# Material provided
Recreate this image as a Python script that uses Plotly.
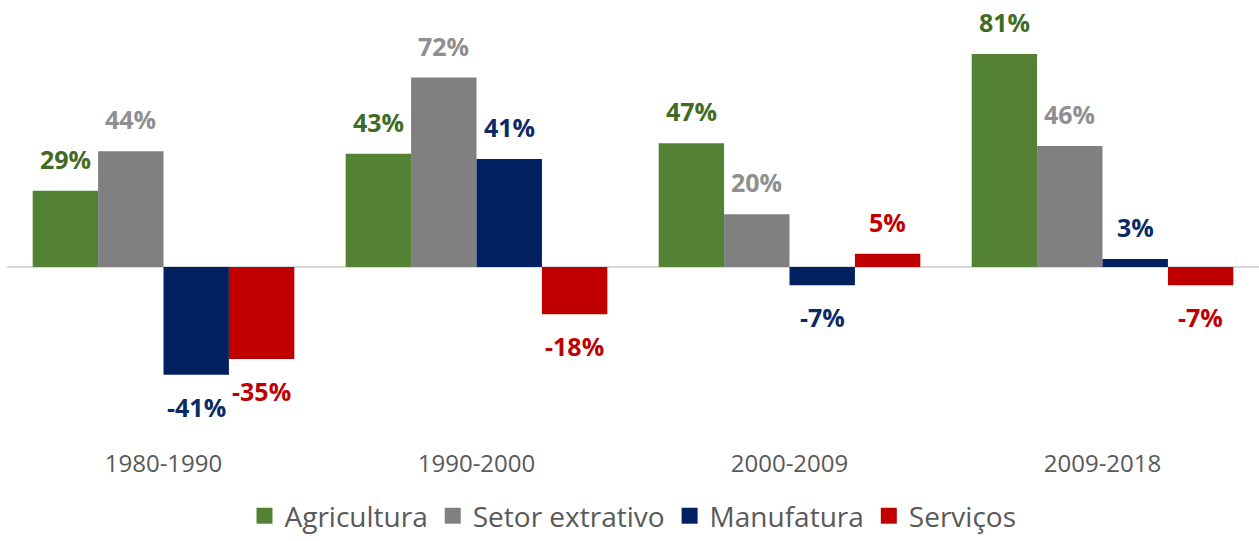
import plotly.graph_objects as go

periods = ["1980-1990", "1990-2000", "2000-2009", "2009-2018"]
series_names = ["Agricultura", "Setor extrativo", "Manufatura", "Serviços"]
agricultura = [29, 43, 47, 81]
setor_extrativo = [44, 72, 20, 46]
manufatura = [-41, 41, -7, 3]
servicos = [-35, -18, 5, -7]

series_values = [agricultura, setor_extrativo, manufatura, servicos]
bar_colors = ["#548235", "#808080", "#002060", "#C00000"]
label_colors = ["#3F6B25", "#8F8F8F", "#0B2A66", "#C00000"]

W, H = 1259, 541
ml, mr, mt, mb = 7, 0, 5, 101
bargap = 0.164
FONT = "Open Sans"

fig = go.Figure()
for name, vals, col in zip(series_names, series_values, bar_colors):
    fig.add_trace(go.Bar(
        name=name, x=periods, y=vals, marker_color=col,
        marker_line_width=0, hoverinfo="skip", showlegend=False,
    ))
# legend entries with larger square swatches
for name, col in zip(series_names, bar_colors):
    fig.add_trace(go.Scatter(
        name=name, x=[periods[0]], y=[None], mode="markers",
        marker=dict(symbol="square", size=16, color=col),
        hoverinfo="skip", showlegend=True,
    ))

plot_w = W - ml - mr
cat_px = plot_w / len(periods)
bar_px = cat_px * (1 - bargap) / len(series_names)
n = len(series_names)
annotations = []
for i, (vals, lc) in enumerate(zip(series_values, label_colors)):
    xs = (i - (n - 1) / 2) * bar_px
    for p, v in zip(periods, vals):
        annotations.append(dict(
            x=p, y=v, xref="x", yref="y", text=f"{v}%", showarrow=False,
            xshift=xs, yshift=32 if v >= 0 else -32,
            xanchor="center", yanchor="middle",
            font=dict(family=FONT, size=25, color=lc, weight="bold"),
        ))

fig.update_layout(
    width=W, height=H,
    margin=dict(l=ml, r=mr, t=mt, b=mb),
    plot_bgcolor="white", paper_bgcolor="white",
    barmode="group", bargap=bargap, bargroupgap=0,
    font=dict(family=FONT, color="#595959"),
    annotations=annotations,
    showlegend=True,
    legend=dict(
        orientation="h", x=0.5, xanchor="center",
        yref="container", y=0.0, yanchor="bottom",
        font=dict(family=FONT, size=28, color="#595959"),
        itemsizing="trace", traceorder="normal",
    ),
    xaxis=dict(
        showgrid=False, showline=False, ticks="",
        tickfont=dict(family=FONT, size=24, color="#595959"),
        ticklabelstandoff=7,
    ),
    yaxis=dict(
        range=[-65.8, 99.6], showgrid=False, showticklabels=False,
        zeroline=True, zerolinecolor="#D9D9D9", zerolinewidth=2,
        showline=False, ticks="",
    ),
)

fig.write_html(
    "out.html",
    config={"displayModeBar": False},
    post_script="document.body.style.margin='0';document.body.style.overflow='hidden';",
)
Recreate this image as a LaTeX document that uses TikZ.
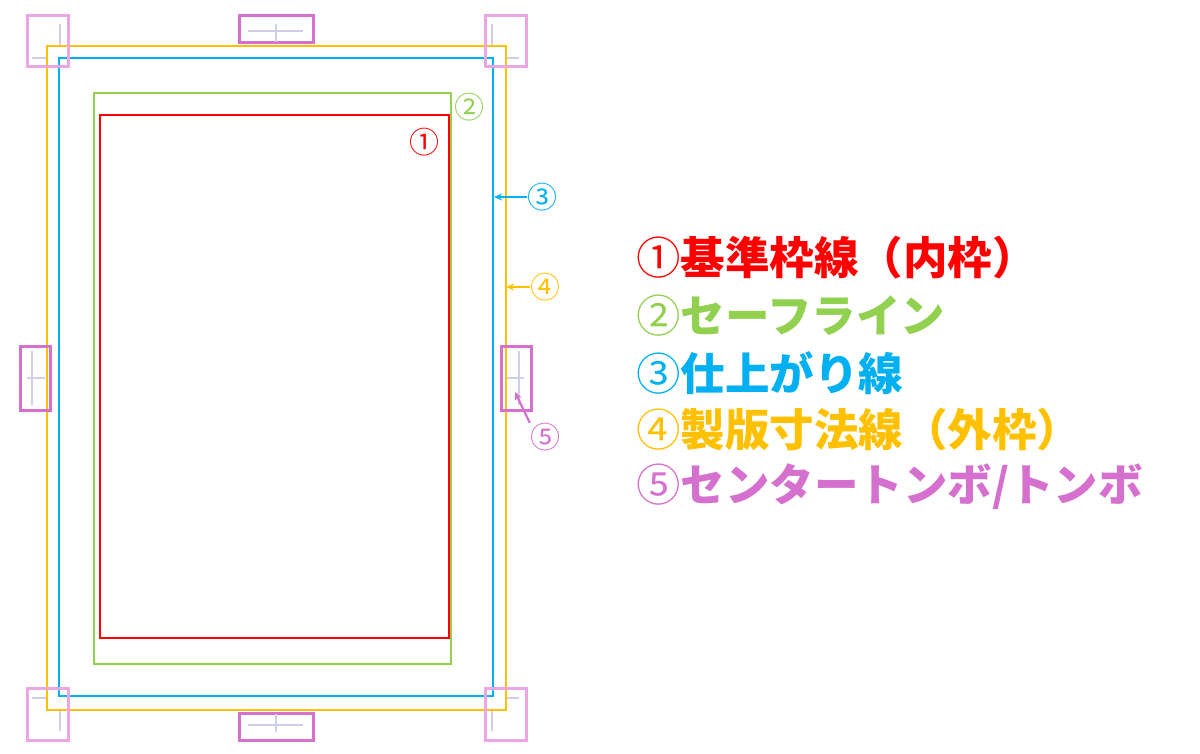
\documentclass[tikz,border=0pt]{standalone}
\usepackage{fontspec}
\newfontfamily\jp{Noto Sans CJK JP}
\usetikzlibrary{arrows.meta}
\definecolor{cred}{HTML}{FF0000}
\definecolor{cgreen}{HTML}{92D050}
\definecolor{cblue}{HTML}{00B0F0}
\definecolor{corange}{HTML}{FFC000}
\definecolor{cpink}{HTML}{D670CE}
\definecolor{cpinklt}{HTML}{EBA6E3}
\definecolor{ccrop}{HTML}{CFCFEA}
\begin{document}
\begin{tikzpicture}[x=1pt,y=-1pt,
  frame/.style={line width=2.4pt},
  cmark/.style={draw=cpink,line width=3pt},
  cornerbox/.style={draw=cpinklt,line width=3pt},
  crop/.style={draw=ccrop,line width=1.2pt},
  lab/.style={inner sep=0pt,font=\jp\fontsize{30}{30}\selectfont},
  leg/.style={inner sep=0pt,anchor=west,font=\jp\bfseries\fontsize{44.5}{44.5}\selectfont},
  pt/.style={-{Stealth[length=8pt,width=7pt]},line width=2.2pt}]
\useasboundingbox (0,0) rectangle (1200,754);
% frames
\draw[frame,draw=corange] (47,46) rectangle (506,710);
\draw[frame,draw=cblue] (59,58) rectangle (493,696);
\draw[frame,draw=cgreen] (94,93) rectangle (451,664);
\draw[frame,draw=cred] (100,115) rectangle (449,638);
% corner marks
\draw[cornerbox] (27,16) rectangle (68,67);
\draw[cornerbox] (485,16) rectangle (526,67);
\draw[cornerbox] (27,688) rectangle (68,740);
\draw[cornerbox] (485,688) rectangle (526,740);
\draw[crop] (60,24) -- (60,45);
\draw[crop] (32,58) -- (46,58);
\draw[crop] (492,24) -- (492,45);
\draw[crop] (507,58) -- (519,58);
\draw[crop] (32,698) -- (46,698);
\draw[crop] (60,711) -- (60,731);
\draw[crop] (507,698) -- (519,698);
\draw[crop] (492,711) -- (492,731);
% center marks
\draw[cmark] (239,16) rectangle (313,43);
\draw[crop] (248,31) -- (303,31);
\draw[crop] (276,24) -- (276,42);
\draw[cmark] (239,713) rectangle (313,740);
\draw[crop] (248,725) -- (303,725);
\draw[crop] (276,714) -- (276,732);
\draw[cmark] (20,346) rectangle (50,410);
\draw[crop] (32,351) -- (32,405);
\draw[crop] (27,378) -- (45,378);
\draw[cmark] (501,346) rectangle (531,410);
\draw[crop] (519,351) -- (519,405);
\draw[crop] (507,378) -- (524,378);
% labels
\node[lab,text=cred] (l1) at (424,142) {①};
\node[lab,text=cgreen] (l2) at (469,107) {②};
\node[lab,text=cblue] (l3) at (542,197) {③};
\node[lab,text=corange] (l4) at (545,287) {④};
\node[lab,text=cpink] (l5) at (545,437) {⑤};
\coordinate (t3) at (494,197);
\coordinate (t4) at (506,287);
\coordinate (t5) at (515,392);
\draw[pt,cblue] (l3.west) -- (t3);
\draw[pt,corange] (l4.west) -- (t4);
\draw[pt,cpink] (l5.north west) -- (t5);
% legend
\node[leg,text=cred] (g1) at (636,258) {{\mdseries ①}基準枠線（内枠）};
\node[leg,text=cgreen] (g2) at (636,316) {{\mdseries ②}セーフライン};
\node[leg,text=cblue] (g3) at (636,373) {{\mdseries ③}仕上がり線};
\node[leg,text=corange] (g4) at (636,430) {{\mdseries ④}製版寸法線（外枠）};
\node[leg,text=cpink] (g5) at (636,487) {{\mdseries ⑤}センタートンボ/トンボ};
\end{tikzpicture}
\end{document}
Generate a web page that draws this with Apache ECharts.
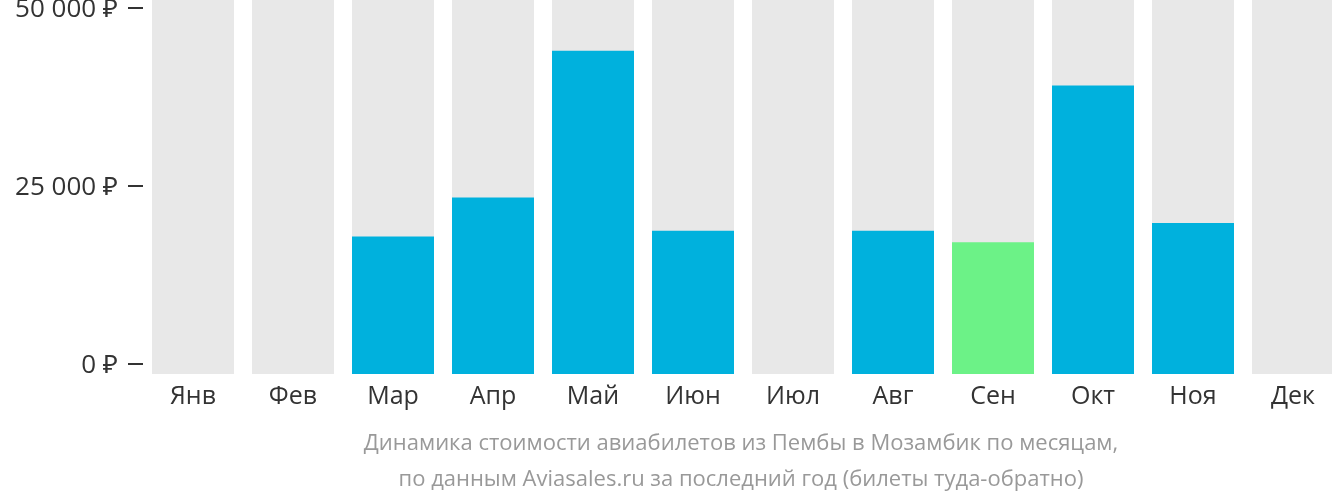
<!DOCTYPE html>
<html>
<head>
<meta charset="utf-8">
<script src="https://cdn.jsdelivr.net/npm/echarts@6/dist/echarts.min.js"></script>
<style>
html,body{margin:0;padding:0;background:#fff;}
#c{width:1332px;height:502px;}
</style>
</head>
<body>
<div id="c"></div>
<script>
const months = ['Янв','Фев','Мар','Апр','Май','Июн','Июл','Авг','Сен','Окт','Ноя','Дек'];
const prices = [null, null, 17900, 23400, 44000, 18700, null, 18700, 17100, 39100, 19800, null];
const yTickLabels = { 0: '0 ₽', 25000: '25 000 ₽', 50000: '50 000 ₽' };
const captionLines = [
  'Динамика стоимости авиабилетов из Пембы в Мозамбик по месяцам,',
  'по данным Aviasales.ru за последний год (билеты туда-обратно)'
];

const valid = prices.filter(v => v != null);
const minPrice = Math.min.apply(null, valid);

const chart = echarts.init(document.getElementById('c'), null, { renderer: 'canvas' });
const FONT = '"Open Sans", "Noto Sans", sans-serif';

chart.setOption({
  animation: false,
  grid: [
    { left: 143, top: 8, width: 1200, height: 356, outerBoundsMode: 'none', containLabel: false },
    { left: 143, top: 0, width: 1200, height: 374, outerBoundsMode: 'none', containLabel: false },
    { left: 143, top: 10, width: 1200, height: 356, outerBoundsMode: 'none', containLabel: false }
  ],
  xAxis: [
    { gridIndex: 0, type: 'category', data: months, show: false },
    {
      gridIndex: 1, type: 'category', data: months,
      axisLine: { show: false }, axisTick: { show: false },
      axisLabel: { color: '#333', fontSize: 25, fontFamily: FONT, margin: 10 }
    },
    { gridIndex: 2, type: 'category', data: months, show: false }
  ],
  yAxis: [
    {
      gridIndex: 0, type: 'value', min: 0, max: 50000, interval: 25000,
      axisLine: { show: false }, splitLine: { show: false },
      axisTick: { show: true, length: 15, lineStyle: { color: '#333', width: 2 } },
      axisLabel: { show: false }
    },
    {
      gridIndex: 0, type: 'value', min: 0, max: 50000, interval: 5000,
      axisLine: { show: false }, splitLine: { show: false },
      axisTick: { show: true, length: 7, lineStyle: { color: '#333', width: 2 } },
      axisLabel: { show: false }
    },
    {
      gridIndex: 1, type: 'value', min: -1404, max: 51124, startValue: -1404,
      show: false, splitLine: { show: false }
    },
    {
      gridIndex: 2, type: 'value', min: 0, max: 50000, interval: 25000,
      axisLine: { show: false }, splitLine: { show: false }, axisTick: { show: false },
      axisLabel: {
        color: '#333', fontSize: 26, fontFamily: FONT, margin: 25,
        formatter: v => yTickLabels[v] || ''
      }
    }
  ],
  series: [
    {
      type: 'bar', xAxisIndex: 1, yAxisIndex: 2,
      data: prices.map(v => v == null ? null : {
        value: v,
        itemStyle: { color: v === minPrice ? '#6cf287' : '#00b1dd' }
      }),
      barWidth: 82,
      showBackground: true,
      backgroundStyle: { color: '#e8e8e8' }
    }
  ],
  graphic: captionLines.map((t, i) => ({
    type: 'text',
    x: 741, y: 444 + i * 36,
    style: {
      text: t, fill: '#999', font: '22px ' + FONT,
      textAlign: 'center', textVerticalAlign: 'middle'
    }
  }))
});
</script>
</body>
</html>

# Problem to work on
Only the lines from the start of the records to the one containing "servicos = [-35, -18, 5, -7]" should be repeated, exactly and with both ends kept; drop any pictures.

# Result for this task
Recreate this image as a Python script that uses Plotly.
import plotly.graph_objects as go

periods = ["1980-1990", "1990-2000", "2000-2009", "2009-2018"]
series_names = ["Agricultura", "Setor extrativo", "Manufatura", "Serviços"]
agricultura = [29, 43, 47, 81]
setor_extrativo = [44, 72, 20, 46]
manufatura = [-41, 41, -7, 3]
servicos = [-35, -18, 5, -7]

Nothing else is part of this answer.